An AOB allows a policyholder, after a loss, to assign his or her policy benefits to a third party – generally to vendors like water-remediation companies, repairmen and contractors. This transfer not only allows the vendor to charge the insurer directly, but should they sue the insurer, they are able to take advantage of what was originally intended to be a consumer-protection provision called the “one-way attorney fee” law, allowing the assignee to collect legal fees from the insurer.
This system has encouraged unscrupulous vendors to overcharge for their services and file frivolous litigation, which can increase the cost of even the smallest claims by many thousands of dollars. Ultimately, the increased volume and cost of these claims are recovered through higher insurance rates.
This is an issue the R Street Institute has called attention to for the past few years, including in our most recent insurance study published with the James Madison Institute. However, due to yet another year of inaction by the Legislature, the fleecing of Florida’s insurance market remains ongoing, with rates needlessly increasing at a time when Floridians would otherwise be experiencing rate decreases.
Some troubling AOB-related statistics shared at the conference include:
- A tripling of insurance litigation across every major company in Florida;
- An increase in the cost of litigated cases, which now average $40,000, versus nonlitigated cases, which average $8,600;
- A spike in the number of insurance companies requesting rate increases, despite a hurricane-free decade and low reinsurance rates. In 2014, only 37.6 percent of insurance companies requested rate increases; by 2016, 72.3 percent of companies requested increases; and in 2017, 90 percent of the companies that have submitted their rate requests have filed for increases.

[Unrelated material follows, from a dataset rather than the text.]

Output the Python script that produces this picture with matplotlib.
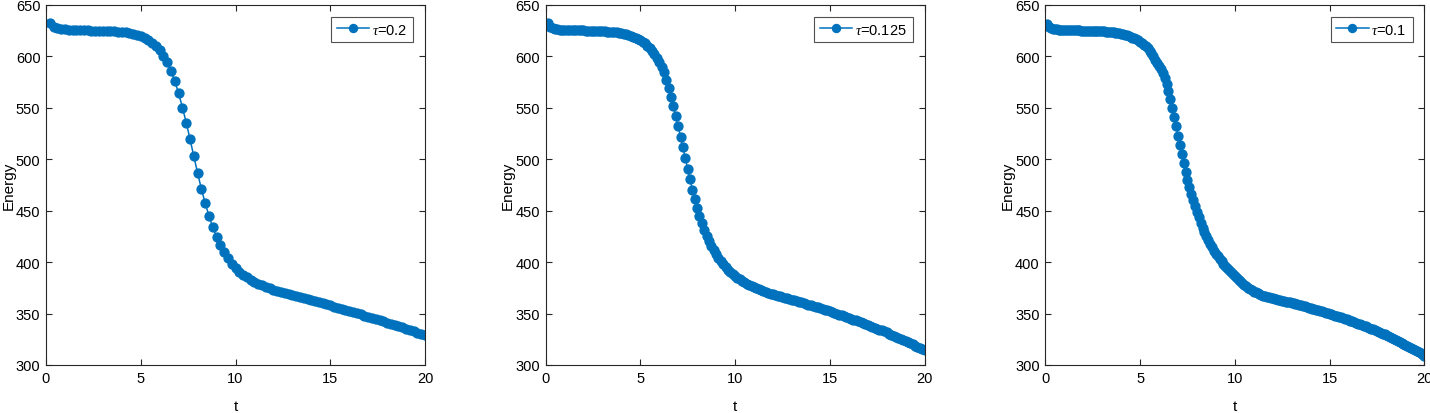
import numpy as np
import matplotlib
matplotlib.use("Agg")
import matplotlib.pyplot as plt

plt.rcParams['font.family'] = ['Liberation Sans', 'DejaVu Sans']
plt.rcParams['mathtext.fontset'] = 'custom'
plt.rcParams['mathtext.it'] = 'Liberation Serif:italic'

# time steps
taus = [0.2, 0.125, 0.1]
tau_labels = [r'$\tau$=0.2', r'$\tau$=0.125', r'$\tau$=0.1']

# energy, tau = 0.2  (t = 0.2, 0.4, ..., 20)
energy_02 = [
    632.5, 628.5, 627.2, 626.6, 626.2, 625.9, 625.7, 625.6, 625.5, 625.4,
    625.3, 625.2, 625.1, 625.0, 624.9, 624.7, 624.5, 624.3, 624.1, 623.8,
    623.3, 622.7, 621.9, 620.9, 619.6, 618.0, 616.0, 613.5, 610.3, 606.0,
    600.7, 594.3, 585.6, 575.9, 564.0, 550.3, 535.6, 519.7, 502.9, 486.7,
    471.1, 457.5, 444.9, 433.9, 424.7, 417.0, 409.6, 403.6, 398.6, 394.3,
    390.7, 387.7, 385.2, 383.0, 381.0, 379.2, 377.5, 376.0, 374.6, 373.3,
    372.1, 371.0, 369.9, 368.9, 367.9, 366.9, 365.9, 364.9, 363.9, 362.9,
    361.9, 360.9, 359.9, 358.9, 357.9, 356.8, 355.7, 354.6, 353.5, 352.4,
    351.3, 350.2, 349.1, 348.0, 346.9, 345.8, 344.7, 343.6, 342.5, 341.3,
    340.1, 338.9, 337.7, 336.5, 335.2, 333.9, 332.6, 331.3, 330.0, 328.7,
]

# energy, tau = 0.125  (t = 0.125, 0.25, ..., 20)
energy_0125 = [
    632.2, 628.4, 627.2, 626.6, 626.2, 626.0, 625.8, 625.7,
    625.6, 625.6, 625.5, 625.5, 625.4, 625.4, 625.3, 625.3,
    625.2, 625.1, 625.1, 625.0, 624.9, 624.8, 624.7, 624.5,
    624.4, 624.2, 624.1, 623.9, 623.7, 623.4, 623.0, 622.6,
    622.1, 621.6, 620.9, 620.1, 619.2, 618.2, 617.0, 615.8,
    614.3, 612.6, 610.6, 608.3, 605.6, 602.3, 598.6, 594.5,
    590.0, 584.6, 577.5, 569.5, 560.8, 551.5, 541.8, 532.0,
    522.0, 511.5, 501.0, 490.6, 480.4, 470.6, 461.4, 452.9,
    445.2, 437.8, 431.3, 425.5, 420.3, 415.6, 411.4, 407.6,
    404.3, 401.0, 398.0, 395.3, 392.8, 390.5, 388.4, 386.5,
    384.8, 383.2, 381.7, 380.3, 379.0, 377.8, 376.7, 375.6,
    374.6, 373.6, 372.7, 371.8, 371.0, 370.2, 369.4, 368.7,
    368.0, 367.3, 366.6, 365.9, 365.3, 364.7, 364.1, 363.5,
    362.9, 362.3, 361.6, 360.9, 360.2, 359.5, 358.8, 358.1,
    357.4, 356.7, 356.0, 355.3, 354.5, 353.8, 353.0, 352.2,
    351.4, 350.6, 349.8, 349.0, 348.2, 347.4, 346.6, 345.8,
    345.0, 344.2, 343.4, 342.6, 341.7, 340.8, 339.9, 339.0,
    338.1, 337.2, 336.3, 335.4, 334.5, 333.6, 332.6, 331.6,
    330.6, 329.6, 328.6, 327.6, 326.5, 325.4, 324.3, 323.2,
    322.2, 321.1, 320.0, 318.9, 317.8, 316.7, 315.6, 314.5,
]

# energy, tau = 0.1  (t = 0.1, 0.2, ..., 20)
energy_01 = [
    632.0, 628.8, 627.5, 626.9, 626.5, 626.2, 626.0, 625.9, 625.8, 625.7,
    625.6, 625.6, 625.5, 625.5, 625.4, 625.4, 625.3, 625.3, 625.2, 625.2,
    625.2, 625.1, 625.0, 625.0, 624.9, 624.8, 624.7, 624.6, 624.5, 624.4,
    624.3, 624.1, 624.0, 623.8, 623.6, 623.4, 623.1, 622.8, 622.5, 622.1,
    621.7, 621.2, 620.6, 620.0, 619.2, 618.4, 617.5, 616.6, 615.6, 614.4,
    613.0, 611.5, 609.8, 607.9, 605.7, 603.1, 600.2, 597.0, 594.0, 591.0,
    587.5, 583.5, 578.8, 573.0, 566.2, 558.6, 550.3, 541.5, 532.3, 523.0,
    513.8, 504.8, 496.2, 488.0, 480.3, 473.1, 466.4, 460.2, 454.4, 449.0,
    443.5, 438.3, 433.5, 429.1, 425.0, 421.2, 417.7, 414.4, 411.3, 408.4,
    405.7, 403.1, 400.7, 398.4, 396.2, 394.1, 392.1, 390.2, 388.4, 386.6,
    384.8, 383.0, 381.2, 379.5, 377.9, 376.4, 375.0, 373.7, 372.5, 371.4,
    370.5, 369.7, 368.9, 368.2, 367.5, 366.9, 366.3, 365.8, 365.3, 364.8,
    364.4, 364.0, 363.5, 363.1, 362.6, 362.2, 361.7, 361.3, 360.8, 360.4,
    359.9, 359.4, 358.9, 358.4, 357.9, 357.4, 356.9, 356.4, 355.9, 355.4,
    354.9, 354.4, 353.8, 353.3, 352.7, 352.2, 351.6, 351.0, 350.4, 349.8,
    349.2, 348.6, 348.0, 347.4, 346.8, 346.2, 345.6, 344.9, 344.3, 343.7,
    343.0, 342.4, 341.7, 341.0, 340.3, 339.6, 338.9, 338.2, 337.5, 336.8,
    336.1, 335.3, 334.6, 333.8, 333.0, 332.2, 331.4, 330.6, 329.8, 328.9,
    328.1, 327.2, 326.3, 325.4, 324.5, 323.5, 322.5, 321.5, 320.5, 319.5,
    318.5, 317.5, 316.5, 315.5, 314.5, 313.5, 312.5, 311.4, 310.3, 309.2,
]

energies = [energy_02, energy_0125, energy_01]

xticks = [0, 5, 10, 15, 20]
yticks = [300, 350, 400, 450, 500, 550, 600, 650]

W, H = 1430, 414
fig = plt.figure(figsize=(W / 100, H / 100), dpi=100)

lefts = [46, 545.5, 1045.3]
ax_w = 379
ax_top, ax_bot = 6, 366
line_color = '#0072BD'
axis_color = '#262626'

for left, tau, lab, energy in zip(lefts, taus, tau_labels, energies):
    ax = fig.add_axes([left / W, 1 - ax_bot / H, ax_w / W, (ax_bot - ax_top) / H])
    t = tau * np.arange(1, len(energy) + 1)
    ax.plot(t, energy, '-o', color=line_color, markersize=6.4, linewidth=1.1,
            markerfacecolor=line_color, markeredgecolor=line_color, label=lab)
    ax.set_xlim(0, 20)
    ax.set_ylim(300, 650)
    ax.set_xticks(xticks)
    ax.set_yticks(yticks)
    ax.tick_params(direction='in', length=4, width=0.8, top=True, right=True,
                   labelsize=10.5, colors=axis_color, pad=4, labelcolor='black')
    for sp in ax.spines.values():
        sp.set_color(axis_color)
        sp.set_linewidth(0.8)
    ax.set_xlabel('t', fontsize=11)
    ax.xaxis.set_label_coords(0.5, -0.095)
    ax.set_ylabel('Energy', fontsize=11)
    ax.yaxis.set_label_coords(-0.08, 0.5)
    leg = ax.legend(loc='upper right', fontsize=10.5, frameon=True, fancybox=False,
                    handlelength=2.2, handletextpad=0.2, borderpad=0.4,
                    borderaxespad=0.8, markerscale=0.9)
    leg.get_frame().set_edgecolor(axis_color)
    leg.get_frame().set_linewidth(0.8)

fig.savefig('out.png', dpi=100)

Despite these troubling figures, trial lawyers and their allies in the Legislature continue to demand more data to justify reforms. I was asked to present my findings on this subject during the summit. My conclusion was that the data is not only abundant, but also that its sources are unbiased, diverse and sufficiently numerous to justify meaningful reforms to tackle the abuse. This conclusion is shared by the insurance industry, national rating agencies, Citizens Property Insurance Corp., consumer groups, realtors, reinsurers, the state’s insurance consumer advocate, a number of Florida newspaper editorial boards and even the Wall Street Journal. Indeed, Florida Insurance Commissioner David Altmaier remarked that AOB reform would be the Office of Insurance Regulation’s top legislative priority.
In short, the only participants in this debate who disagree with reforming the system are those who benefit from it financially. It is increasingly apparent that their calls for more and more data are merely a dilatory tactic to prolong their profiteering.
Another argument that opponents of reform have made is that consumers never enjoy lower insurance rates after the Legislature enacts insurance reform legislation. This view was repeated by Senate Banking an Insurance Chair Anitere Flores, R-Miami, during the Summit’s legislative panel. Given this widespread belief, some have called for statutory insurance rate rollbacks as a condition for meaningful AOB legislation.
However, the facts do not justify this pervasive belief.
After a comprehensive workers’ compensation reform package in 2003, employers saw their rates fall by 60 percent. Shortly after lawmakers enacted sinkhole insurance reforms, average statewide property insurance rates dropped for three years in a row. Even Citizens’ average statewide rates went down. Indeed, as recently as 2014, most property insurers were requesting rate decreases. But with AOB costs being allowed to run amok, most companies are now forced to increase their rates.
As the Legislature convenes to tackle this issue, it should bear in mind that the status quo is not hurting insurance companies—no matter what, insurers will recover their losses through higher rates, as the law requires. Consumers are the ones hurt by being forced to pay the price of enriching a small cabal of bad actors. The least lawmakers can and should do as they deliberate over what to do about AOB abuse is to listen to more than just the beneficiaries of the status quo.